# Foreign earned income and interest exemption



## berniej (Mar 5, 2012)

Can you take the foreign Income exclusion and the foreign interest exemption at the same time or is it just one or the other as my intrest here is taxed.

Thanks 

Bernie McKenna


----------



## Bevdeforges (Nov 16, 2007)

What foreign interest exemption?
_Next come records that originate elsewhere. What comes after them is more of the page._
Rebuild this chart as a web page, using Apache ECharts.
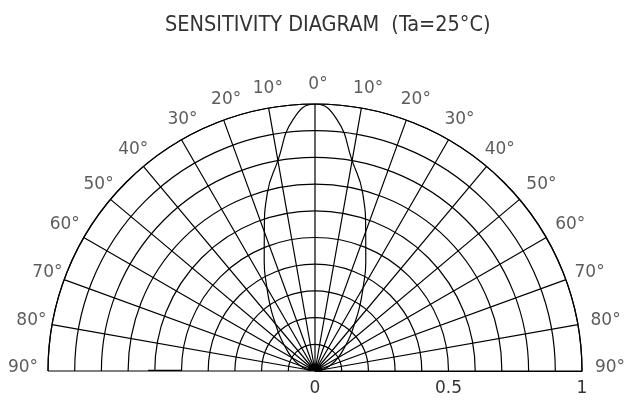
<!DOCTYPE html>
<html>
<head>
<meta charset="utf-8">
<script src="https://cdn.jsdelivr.net/npm/echarts@6/dist/echarts.min.js"></script>
<style>
  html, body { margin: 0; padding: 0; background: #fff; }
  #chart { width: 628px; height: 400px; }
</style>
</head>
<body>
<div id="chart"></div>
<script>
// angles in degrees off the axis, relative sensitivity
var angles = [-90, -80, -70, -60, -50, -45, -40, -35, -30, -25, -20, -15, -10, -5, 0,
              5, 10, 15, 20, 25, 30, 35, 40, 45, 50, 60, 70, 80, 90];
var sensitivity = [0, 0.03, 0.06, 0.10, 0.15, 0.187, 0.23, 0.29, 0.36, 0.45, 0.555, 0.69, 0.80, 0.945, 1.0,
                   0.945, 0.80, 0.69, 0.555, 0.45, 0.36, 0.29, 0.23, 0.187, 0.15, 0.10, 0.06, 0.03, 0];
// angle tick labels (positive = left half, negative = right half)
var angleTicks = [90, 80, 70, 60, 50, 40, 30, 20, 10, 0, -10, -20, -30, -40, -50, -60, -70, -80, -90];
var radiusLabels = ['0', '0.5', '1'];

var lobe = [];
for (var i = 0; i < angles.length; i++) {
    lobe.push([sensitivity[i], angles[i]]);
}

// the drawing's angle labels are hand placed; small pixel nudges
var labelOffset = {
    '0': [3, 3], '10': [3, 2], '20': [10, 0], '30': [12, -1], '40': [4, 0], '50': [5, -1],
    '60': [0, -2], '70': [4, 0], '80': [1, 0], '90': [-3, -3],
    '-10': [3, 2], '-20': [2, 0], '-30': [0, -1], '-40': [-1, 0], '-50': [5, -1],
    '-60': [5, -2], '-70': [3, 0], '-80': [6, 0], '-90': [6, -3]
};

var labelR = 1.0824;   // just outside the rim
var angleLabelData = angleTicks.map(function (a) {
    return {
        value: [labelR, a],
        label: { offset: labelOffset[String(a)] || [0, 0] }
    };
});

var myChart = echarts.init(document.getElementById('chart'));

var option = {
    animation: false,
    title: {
        text: 'SENSITIVITY DIAGRAM  (Ta=25°C)',
        left: 160,
        top: 9,
        textStyle: {
            fontFamily: 'DejaVu Sans Condensed',
            fontWeight: 200,
            fontSize: 21.5,
            color: '#333'
        }
    },
    polar: {
        center: [315, 371],
        radius: 267
    },
    angleAxis: {
        type: 'value',
        min: -90,
        max: 90,
        interval: 10,
        startAngle: 0,
        endAngle: 180,
        clockwise: false,
        axisLine: { show: true, lineStyle: { color: '#000', width: 1.2 } },
        axisTick: { show: false },
        splitLine: { show: true, lineStyle: { color: '#000', width: 1.2 } },
        axisLabel: { show: false }
    },
    radiusAxis: {
        type: 'value',
        min: 0,
        max: 1,
        interval: 0.1,
        axisLine: { show: true, lineStyle: { color: '#000', width: 1.2 } },
        axisTick: { show: false },
        splitLine: { show: true, lineStyle: { color: '#000', width: 1.2 } },
        axisLabel: {
            margin: -9,
            align: 'center',
            verticalAlign: 'top',
            showMinLabel: true,
            showMaxLabel: true,
            hideOverlap: false,
            fontFamily: 'DejaVu Sans',
            fontSize: 17,
            color: '#333',
            formatter: function (v) {
                var s = String(Math.round(v * 10) / 10);
                return radiusLabels.indexOf(s) >= 0 ? s : '';
            }
        }
    },
    series: [{
        type: 'line',
        coordinateSystem: 'polar',
        data: lobe,
        smooth: true,
        symbol: 'none',
        lineStyle: { color: '#000', width: 1.2 }
    }, {
        // short heavier stroke on the baseline
        type: 'line',
        coordinateSystem: 'polar',
        data: [[0.5, 90], [0.625, 90]],
        symbol: 'none',
        lineStyle: { color: '#000', width: 2.5 }
    }, {
        // angle labels round the rim
        type: 'scatter',
        coordinateSystem: 'polar',
        data: angleLabelData,
        symbolSize: 1,
        clip: false,
        silent: true,
        itemStyle: { color: 'rgba(255,255,255,0)' },
        label: {
            show: true,
            position: 'inside',
            align: 'center',
            verticalAlign: 'middle',
            fontFamily: 'DejaVu Sans',
            fontSize: 17,
            color: '#333',
            formatter: function (p) { return Math.abs(p.value[1]) + '°'; }
        }
    }]
};

myChart.setOption(option);
</script>
</body>
</html>
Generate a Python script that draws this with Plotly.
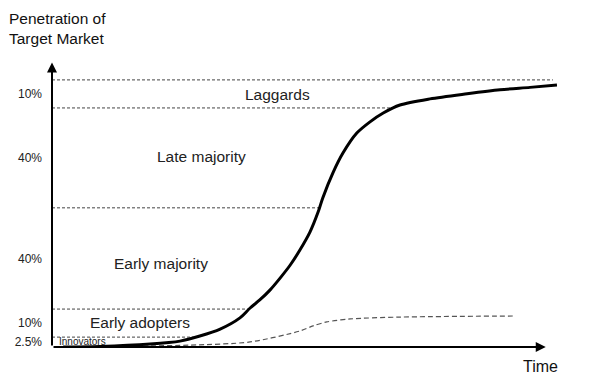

You declare your foreign interest and if your personal exemption and standard deduction leave you with taxes still due, you use the foreign income tax credit for taxes paid in the country in which you are resident.
Cheers,
Bev


----------



## berniej (Mar 5, 2012)

Sorry I couldn't think of the right name for it.

Thanks 

Bernie


----------



## berniej (Mar 5, 2012)

Had a doctors appointment thats why I dion't explain myself.
I've only filed a 1040A to report my military retirement pay,my only source of US income,for the last 20 years.For 2011 I took all my stuff,US and Dutch to the army baser here in Holland and the Lawyer(part of theVITA? program)just did a 104oA again.
I know I have to do a 1040,2555ez and schedule B.I figured that out last year but as the base did an e-file for me I just left it.My dutch is such that when I fill this all out I wind up owing about600-1000 for each year.Am I allow then to use the foreign income taks credit to eliminate the tax as I've paid tax on it to the dutch.I was not sure,being I have US income that I was allowed to use the foreign income taks credit the same time I used the foreign earned income exclusion.
The base tried to help me but the only person who was knowledgeabde about taxes went back to the states in june so there is no one there anymore.
any help you can give would be great.

Thanks in advance

Bernie McKenna


----------



## Bevdeforges (Nov 16, 2007)

It's not a choice between the FEIE and the foreign tax credit. Normally, what you do is exclude what you can with the FEIE, and then use your tax credits to reduce or eliminate the tax on anything left (interest, earned income over the limit, other income, etc.)
Cheers,
Bev


----------



## berniej (Mar 5, 2012)

okay 
Thanks

Bernie


----------